Katherine Wilson often walks around campus in her Doc Martins, clutching a tablet in one hand and a stylus in the other, always sketching out her latest piece. For her, the act of creating visual art is a ritual driven by her creativity and her macabre fantastical imagination. Every piece seems to capture some sort of absurdist dreamlike world.
Katherine is a CCD student and was the former “Printer’s Devil” for Talon. She has a passion for art and graphic design that catches the attention of anyone looking at her artwork. She gets personal and deeply unapologetic with her work. Truly, the art is not there to impress the viewer it only stares back in apathy. It is not candid, and it is not interested in aesthetics. It just simply is. Her art carries itself on its punk-rock attitude and its lavish outlandish presentation.
Her figures do not exist in worlds; they exist in voids separated from each other almost like peering into your very own pocket dimension. And for a second it feels like they were all sketched by some alternate LSD fueled version of Salvador Dali creating posters for Woodstock in 1968. If her art could talk it would probably speak a language all on its own; it doesn’t want to be understood it just wants to be heard and all we as viewers can do is listen and take it all in.
Katherine Wilson’s love of art was fostered at a young age. “There was never not a time in my life where I wasn’t creating something and if I wasn’t it was really bad,” she said. She refers to art as a “survival mechanism” in her life. This admiration and complete love of visual creation would remain a hobby until high school where her official art career began.
At the age of 16, she was mentored by a teacher for a year and had the privilege of getting some experience with various digital software such as Adobe Photoshop. This mentor proved to be an asset. In her words “She showed me how to set up my resume and how to not be taken advantage of as a young freelancing artist.” This was her introduction to the world of freelance work and art commission, which comes with its own risks and rewards.
You can set your own rates and work, for the most part as fast or as slow as you wish. But on the internet, there is always someone trying to steal from you. For every good commission story, there are at least 3 bad ones. Katherine recalls an experience when she accidentally sent a work in progress to a client before they had paid her for her time. Suffice to say she never heard back from them. But she does not look back on it as a massive mistake.
Instead, she acknowledged her mistake and owned up to it and reshuffled how she structured her commissions, so it did not happen again. Occurrences like this are sadly common in the freelance world and even the more prestigious art world of galleries and museums. People very often do not want to pay for art no matter the price. Art in a business setting is a commodity. It is viewed as a good that has monetary value regardless of its deeper meaning.

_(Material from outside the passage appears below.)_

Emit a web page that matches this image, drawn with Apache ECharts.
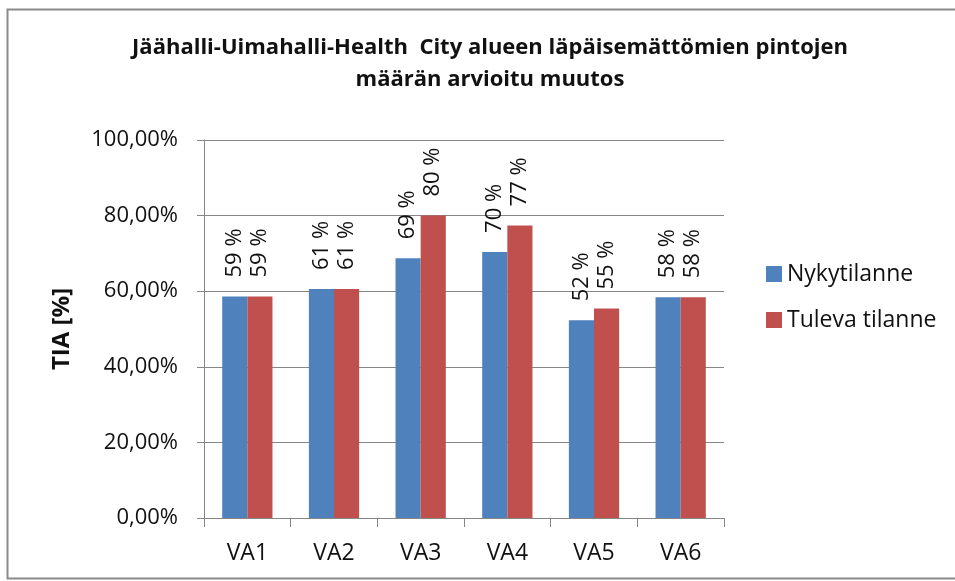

In short, the art business is cutthroat and largely apathetic towards struggling artists. Part of this is caused by the integration of software such as Photoshop. If everyone can open a program and make art is it still valuable? Is the work of the artist diminished because of the digital nature of the art itself? When asked what medium Katherine preferred, she said: “Do you want to be a starving artist, or do you actually want to make money?”
Digital is more lucrative and easier to market and trade. However, people simply do not view it in the same way as they would view a master painter. They tend to view digital artists as a dime a dozen and artists that primarily work in a digital medium are often seen as talentless, almost like the program is holding their hand through the process of creation. which is simply not true. As a businessperson Katherine has been able to achieve a level of success that is frankly quite impressive given her very esoteric style.

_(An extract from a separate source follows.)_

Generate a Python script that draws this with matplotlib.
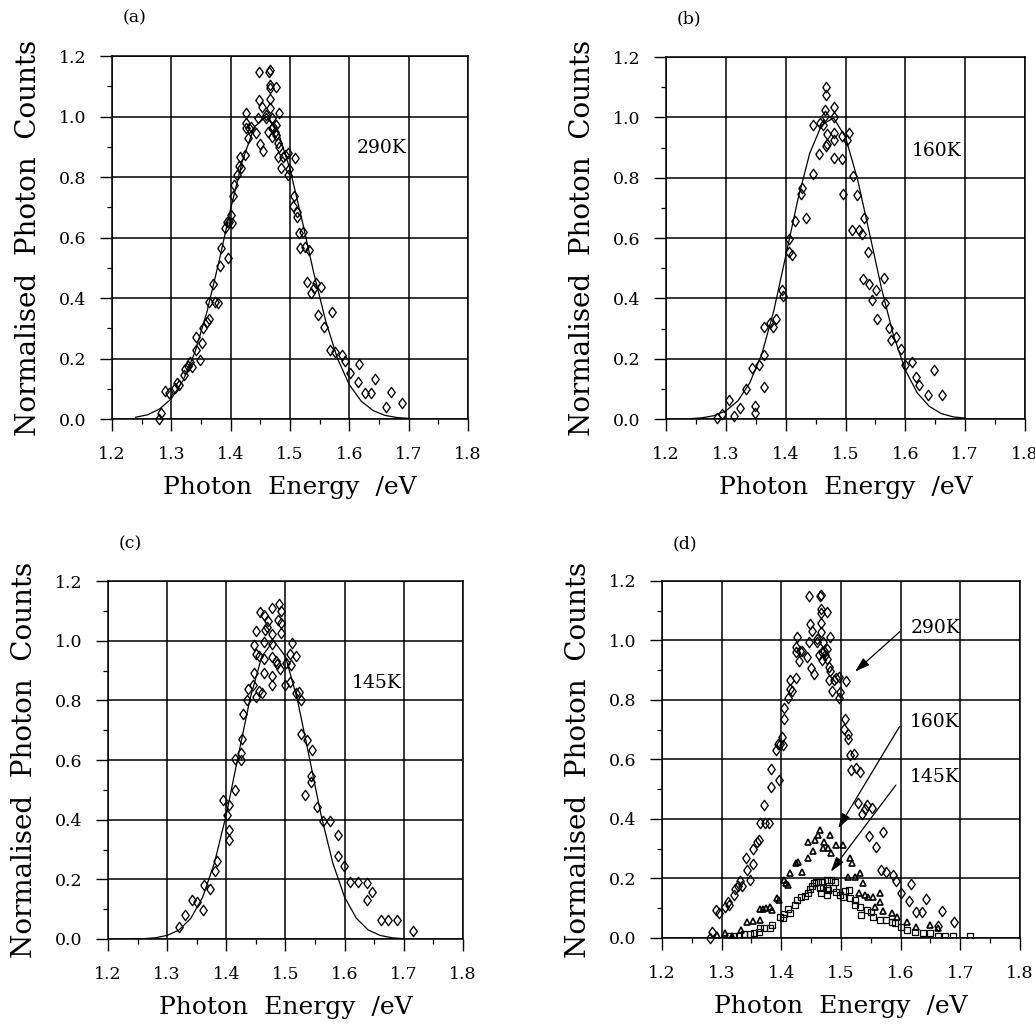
import numpy as np
import matplotlib
matplotlib.use("Agg")
import matplotlib.pyplot as plt
from matplotlib.ticker import MultipleLocator, FormatStrFormatter

plt.rcParams['font.family'] = ['DejaVu Serif']

# ---- 290K data (panel a, also the diamonds of panel d)
e290 = [1.280, 1.283, 1.290, 1.296, 1.306, 1.310, 1.313, 1.321, 1.323, 1.328,
        1.331, 1.334, 1.341, 1.342, 1.348, 1.352, 1.353, 1.360, 1.363, 1.364,
        1.371, 1.373, 1.379, 1.382, 1.383, 1.391, 1.394, 1.396, 1.398, 1.401,
        1.403, 1.404, 1.405, 1.411, 1.414, 1.415, 1.418, 1.424, 1.425, 1.425,
        1.426, 1.429, 1.431, 1.435, 1.443, 1.446, 1.447, 1.449, 1.448, 1.452,
        1.455, 1.459, 1.460, 1.463, 1.464, 1.466, 1.467, 1.467, 1.467, 1.467,
        1.469, 1.469, 1.470, 1.471, 1.474, 1.476, 1.477, 1.477, 1.480, 1.481,
        1.480, 1.482, 1.485, 1.488, 1.491, 1.497, 1.497, 1.498, 1.505, 1.508,
        1.507, 1.512, 1.512, 1.515, 1.516, 1.522, 1.525, 1.528, 1.532, 1.536,
        1.540, 1.543, 1.547, 1.552, 1.558, 1.567, 1.571, 1.575, 1.588, 1.592,
        1.601, 1.614, 1.617, 1.626, 1.636, 1.643, 1.662, 1.670, 1.689]
c290 = [0.000, 0.019, 0.094, 0.085, 0.104, 0.120, 0.112, 0.145, 0.164, 0.175,
        0.190, 0.173, 0.270, 0.228, 0.195, 0.250, 0.300, 0.322, 0.329, 0.388,
        0.446, 0.388, 0.385, 0.506, 0.567, 0.633, 0.652, 0.531, 0.652, 0.674,
        0.649, 0.737, 0.774, 0.807, 0.836, 0.867, 0.829, 0.873, 0.961, 0.977,
        1.013, 0.930, 0.963, 0.966, 0.944, 0.994, 1.148, 0.909, 1.055, 1.033,
        0.887, 1.005, 0.994, 0.950, 1.148, 1.027, 1.057, 1.154, 1.093, 1.104,
        0.961, 0.933, 0.994, 0.966, 0.950, 0.939, 1.096, 0.972, 0.867, 1.010,
        0.911, 0.898, 0.829, 0.867, 0.873, 0.878, 0.807, 0.825, 0.704, 0.862,
        0.737, 0.669, 0.685, 0.614, 0.564, 0.619, 0.570, 0.454, 0.559, 0.415,
        0.432, 0.448, 0.344, 0.437, 0.305, 0.228, 0.355, 0.223, 0.212, 0.192,
        0.151, 0.123, 0.181, 0.087, 0.087, 0.131, 0.041, 0.090, 0.052]

# ---- 160K data (panel b)
e160 = [1.285, 1.294, 1.306, 1.313, 1.324, 1.333, 1.343, 1.349, 1.349, 1.355,
        1.364, 1.364, 1.364, 1.374, 1.379, 1.384, 1.393, 1.395, 1.405, 1.406,
        1.411, 1.416, 1.426, 1.428, 1.434, 1.445, 1.446, 1.456, 1.457, 1.463,
        1.465, 1.466, 1.467, 1.467, 1.467, 1.469, 1.469, 1.481, 1.481, 1.480,
        1.481, 1.481, 1.494, 1.496, 1.494, 1.502, 1.506, 1.513, 1.511, 1.519,
        1.523, 1.528, 1.531, 1.537, 1.529, 1.540, 1.544, 1.551, 1.553, 1.564,
        1.566, 1.572, 1.576, 1.584, 1.592, 1.599, 1.611, 1.618, 1.623, 1.637,
        1.648, 1.661]
c160 = [0.002, 0.015, 0.063, 0.010, 0.035, 0.098, 0.168, 0.043, 0.019, 0.179,
        0.105, 0.212, 0.306, 0.319, 0.306, 0.330, 0.429, 0.407, 0.598, 0.554,
        0.543, 0.657, 0.747, 0.766, 0.665, 0.811, 0.974, 0.880, 0.981, 0.974,
        1.004, 1.023, 1.101, 1.075, 0.905, 0.913, 0.946, 1.001, 1.034, 0.948,
        0.926, 0.866, 0.863, 0.747, 0.937, 0.924, 0.948, 0.805, 0.626, 0.744,
        0.626, 0.615, 0.665, 0.554, 0.463, 0.449, 0.396, 0.427, 0.333, 0.466,
        0.383, 0.302, 0.262, 0.273, 0.231, 0.179, 0.190, 0.140, 0.113, 0.079,
        0.162, 0.079]

# ---- 145K data (panel c)
e145 = [1.320, 1.331, 1.342, 1.350, 1.361, 1.363, 1.372, 1.381, 1.385, 1.395,
        1.402, 1.404, 1.405, 1.405, 1.415, 1.414, 1.425, 1.425, 1.426, 1.428,
        1.435, 1.436, 1.445, 1.446, 1.447, 1.450, 1.451, 1.451, 1.456, 1.456,
        1.457, 1.460, 1.463, 1.464, 1.464, 1.464, 1.466, 1.468, 1.471, 1.477,
        1.477, 1.478, 1.478, 1.478, 1.478, 1.484, 1.485, 1.488, 1.489, 1.491,
        1.492, 1.492, 1.493, 1.499, 1.501, 1.507, 1.508, 1.509, 1.511, 1.517,
        1.518, 1.523, 1.526, 1.526, 1.536, 1.533, 1.544, 1.545, 1.543, 1.554,
        1.564, 1.575, 1.588, 1.588, 1.599, 1.609, 1.622, 1.637, 1.637, 1.647,
        1.661, 1.674, 1.688, 1.716]
c145 = [0.040, 0.079, 0.130, 0.124, 0.098, 0.180, 0.169, 0.228, 0.262, 0.465,
        0.415, 0.449, 0.365, 0.331, 0.499, 0.605, 0.622, 0.600, 0.669, 0.753,
        0.801, 0.837, 0.853, 0.890, 0.985, 0.812, 0.955, 1.032, 0.949, 0.831,
        1.097, 0.826, 0.890, 0.937, 0.997, 1.086, 1.036, 1.047, 1.067, 0.851,
        0.881, 0.989, 0.946, 1.021, 1.108, 0.932, 0.922, 1.069, 1.123, 0.904,
        1.101, 1.058, 1.025, 0.851, 0.926, 0.862, 0.955, 0.918, 0.993, 0.949,
        0.826, 0.829, 0.801, 0.687, 0.667, 0.484, 0.546, 0.633, 0.527, 0.443,
        0.395, 0.396, 0.347, 0.279, 0.244, 0.191, 0.191, 0.188, 0.130, 0.158,
        0.065, 0.065, 0.065, 0.026]

# ---- fitted curves, read on a 0.02 eV grid
fit_e = [1.24, 1.26, 1.28, 1.30, 1.32, 1.34, 1.36, 1.38, 1.40, 1.42, 1.44, 1.46,
         1.48, 1.50, 1.52, 1.54, 1.56, 1.58, 1.60, 1.62, 1.64, 1.66, 1.68, 1.70]
fit290 = [0.006, 0.014, 0.033, 0.067, 0.128, 0.222, 0.354, 0.518, 0.695, 0.855,
          0.966, 1.000, 0.949, 0.826, 0.660, 0.483, 0.325, 0.200, 0.113, 0.059,
          0.028, 0.012, 0.005, 0.002]
fit160 = [0.001, 0.004, 0.011, 0.027, 0.060, 0.120, 0.215, 0.358, 0.540, 0.725,
          0.880, 0.975, 0.998, 0.934, 0.795, 0.616, 0.434, 0.278, 0.162, 0.086,
          0.042, 0.018, 0.007, 0.003]
fit145 = [0.000, 0.001, 0.004, 0.012, 0.030, 0.069, 0.140, 0.255, 0.417, 0.612,
          0.804, 0.947, 1.000, 0.947, 0.804, 0.612, 0.417, 0.255, 0.140, 0.069,
          0.030, 0.012, 0.004, 0.001]

# ---- panel (d): 160K and 145K on the common scale
e160d = [1.293, 1.306, 1.317, 1.333, 1.342, 1.353, 1.364, 1.364, 1.370, 1.375,
         1.381, 1.384, 1.393, 1.396, 1.404, 1.408, 1.412, 1.414, 1.425, 1.428,
         1.434, 1.445, 1.445, 1.453, 1.456, 1.462, 1.465, 1.470, 1.471, 1.479,
         1.481, 1.484, 1.492, 1.504, 1.515, 1.518, 1.512, 1.523, 1.532, 1.537,
         1.530, 1.540, 1.545, 1.553, 1.566, 1.566, 1.557, 1.571, 1.585, 1.594,
         1.611, 1.626, 1.649, 1.663]
c160d = [0.010, 0.016, 0.007, 0.027, 0.055, 0.058, 0.060, 0.096, 0.096, 0.100,
         0.103, 0.094, 0.133, 0.128, 0.195, 0.184, 0.178, 0.217, 0.251, 0.256,
         0.223, 0.268, 0.324, 0.293, 0.329, 0.346, 0.363, 0.301, 0.324, 0.301,
         0.346, 0.287, 0.312, 0.312, 0.268, 0.251, 0.206, 0.204, 0.217, 0.184,
         0.150, 0.144, 0.137, 0.137, 0.152, 0.122, 0.103, 0.092, 0.083, 0.069,
         0.055, 0.038, 0.044, 0.032]
e145d = [1.313, 1.321, 1.329, 1.337, 1.347, 1.354, 1.362, 1.364, 1.371, 1.381,
         1.385, 1.398, 1.403, 1.404, 1.411, 1.414, 1.423, 1.427, 1.433, 1.439,
         1.445, 1.448, 1.451, 1.455, 1.458, 1.462, 1.465, 1.467, 1.469, 1.470,
         1.476, 1.476, 1.476, 1.479, 1.484, 1.487, 1.490, 1.492, 1.498, 1.504,
         1.506, 1.514, 1.515, 1.523, 1.523, 1.532, 1.534, 1.543, 1.551, 1.554,
         1.565, 1.576, 1.585, 1.590, 1.601, 1.610, 1.624, 1.638, 1.649, 1.663,
         1.675, 1.688, 1.716]
c145d = [0.005, 0.005, 0.008, 0.012, 0.013, 0.018, 0.020, 0.032, 0.032, 0.035,
         0.044, 0.072, 0.066, 0.081, 0.096, 0.085, 0.111, 0.128, 0.137, 0.141,
         0.152, 0.163, 0.175, 0.184, 0.189, 0.189, 0.167, 0.150, 0.189, 0.172,
         0.195, 0.167, 0.144, 0.161, 0.195, 0.167, 0.189, 0.156, 0.144, 0.137,
         0.159, 0.161, 0.133, 0.128, 0.111, 0.103, 0.077, 0.094, 0.088, 0.072,
         0.060, 0.060, 0.055, 0.049, 0.038, 0.027, 0.021, 0.016, 0.018, 0.005,
         0.005, 0.005, 0.005]

# tall open diamond
diamond = [(-0.36, 0.0), (0.0, 0.5), (0.36, 0.0), (0.0, -0.5), (-0.36, 0.0)]

fig = plt.figure(figsize=(10.35, 10.26), dpi=100)

positions = {
    'a': [0.1082, 0.5916, 0.3440, 0.3538],
    'b': [0.6435, 0.5916, 0.3469, 0.3528],
    'c': [0.1043, 0.0848, 0.3430, 0.3489],
    'd': [0.6396, 0.0858, 0.3459, 0.3480],
}


def setup_axes(ax, tag):
    ax.set_xlim(1.2, 1.8)
    ax.set_ylim(0.0, 1.2)
    ax.xaxis.set_major_locator(MultipleLocator(0.1))
    ax.xaxis.set_minor_locator(MultipleLocator(0.05))
    ax.yaxis.set_major_locator(MultipleLocator(0.2))
    ax.yaxis.set_minor_locator(MultipleLocator(0.1))
    ax.xaxis.set_major_formatter(FormatStrFormatter('%.1f'))
    ax.yaxis.set_major_formatter(FormatStrFormatter('%.1f'))
    ax.tick_params(which='major', direction='out', length=8.5, width=1.0,
                   labelsize=12.5, pad=10)
    ax.tick_params(axis='x', which='major', pad=11)
    ax.tick_params(which='minor', direction='out', length=3.6, width=0.9)
    ax.grid(True, which='major', color='black', linewidth=1.1)
    for sp in ax.spines.values():
        sp.set_linewidth(1.1)
    ax.set_axisbelow(True)
    ax.set_xlabel('Photon  Energy  /eV', fontsize=18, labelpad=9)
    ax.set_ylabel('Normalised  Photon  Counts', fontsize=20, labelpad=12)
    ax.text(1.238, 1.325, '(' + tag + ')', fontsize=12.5, ha='center',
            va='center', clip_on=False)


def scatter_diamonds(ax, x, y):
    ax.plot(x, y, linestyle='none', marker=diamond, markersize=7.5,
            markerfacecolor='none', markeredgecolor='black',
            markeredgewidth=0.95, clip_on=False)


axa = fig.add_axes(positions['a'])
setup_axes(axa, 'a')
axa.plot(fit_e, fit290, color='black', linewidth=0.9)
scatter_diamonds(axa, e290, c290)
axa.text(1.613, 0.896, '290K', fontsize=13.5, va='center')

axb = fig.add_axes(positions['b'])
setup_axes(axb, 'b')
axb.plot(fit_e, fit160, color='black', linewidth=0.9)
scatter_diamonds(axb, e160, c160)
axb.text(1.611, 0.89, '160K', fontsize=13.5, va='center')

axc = fig.add_axes(positions['c'])
setup_axes(axc, 'c')
axc.plot(fit_e, fit145, color='black', linewidth=0.9)
scatter_diamonds(axc, e145, c145)
axc.text(1.612, 0.858, '145K', fontsize=13.5, va='center')

axd = fig.add_axes(positions['d'])
setup_axes(axd, 'd')
scatter_diamonds(axd, e290, c290)
axd.plot(e160d, c160d, linestyle='none', marker='^', markersize=4.2,
         markerfacecolor='none', markeredgecolor='black', markeredgewidth=1.2)
axd.plot(e145d, c145d, linestyle='none', marker='s', markersize=5,
         markerfacecolor='none', markeredgecolor='black', markeredgewidth=0.9)

arrow = dict(arrowstyle='-|>,head_length=0.9,head_width=0.28',
             color='black', linewidth=0.9, shrinkA=0, shrinkB=0)
axd.annotate('', xy=(1.5235, 0.895), xytext=(1.599, 1.03), arrowprops=arrow)
axd.annotate('', xy=(1.4955, 0.369), xytext=(1.598, 0.710), arrowprops=arrow)
axd.annotate('', xy=(1.483, 0.223), xytext=(1.592, 0.514), arrowprops=arrow)
axd.text(1.616, 1.042, '290K', fontsize=13.5, va='center')
axd.text(1.616, 0.726, '160K', fontsize=13.5, va='center')
axd.text(1.616, 0.541, '145K', fontsize=13.5, va='center')

fig.savefig('out.png', dpi=100)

Her main platform is Instagram under the name “spicykatastrophe.” She charges 100 dollars upfront for each piece she creates and makes a point to inform the consumer that this payment is non-refundable “It’s still my livelihood. The idea of selling your art as a side gig seems very peculiar at first, it seems unstable. And let us face it, where there is a market for art, there are also critics ready to tear you to pieces and point out every minute flaw in your art.
This, despite themselves never having even touched a box of crayons. It is not an easy side hustle, but it is rewarding in the best possible way. When you create something for someone else it can really mean a lot to that person that you took the time out of your day to give them a piece of you, and you can’t just buy or sell that. Money, in this case, is the byproduct, not necessarily the endgame for most artists.
When asked if creating art ever felt like work, Katherine’s answer was no. “The only time art has ever felt like work to me was when I was an art student,” she added.
Katherine Wilson is someone I would describe as an artist’s artist she makes what she wants, and she enjoys creating for the sake of creating. Selling her artwork is a bonus but it most certainly is not the main reason behind her work.
The art is a part of her and is intrinsically tied to her emotional state of being. In her words, “[Art] is really tied to my overall happiness as a person and my overall functioning.” In essence, Katherine has found a way to bridge the gap between starving artist and successful artist using social media and has achieved a type of balance. In doing so, she creates the things that she wants to create and there are people out there willing to pay for them. She is at or close to creative and financial harmony.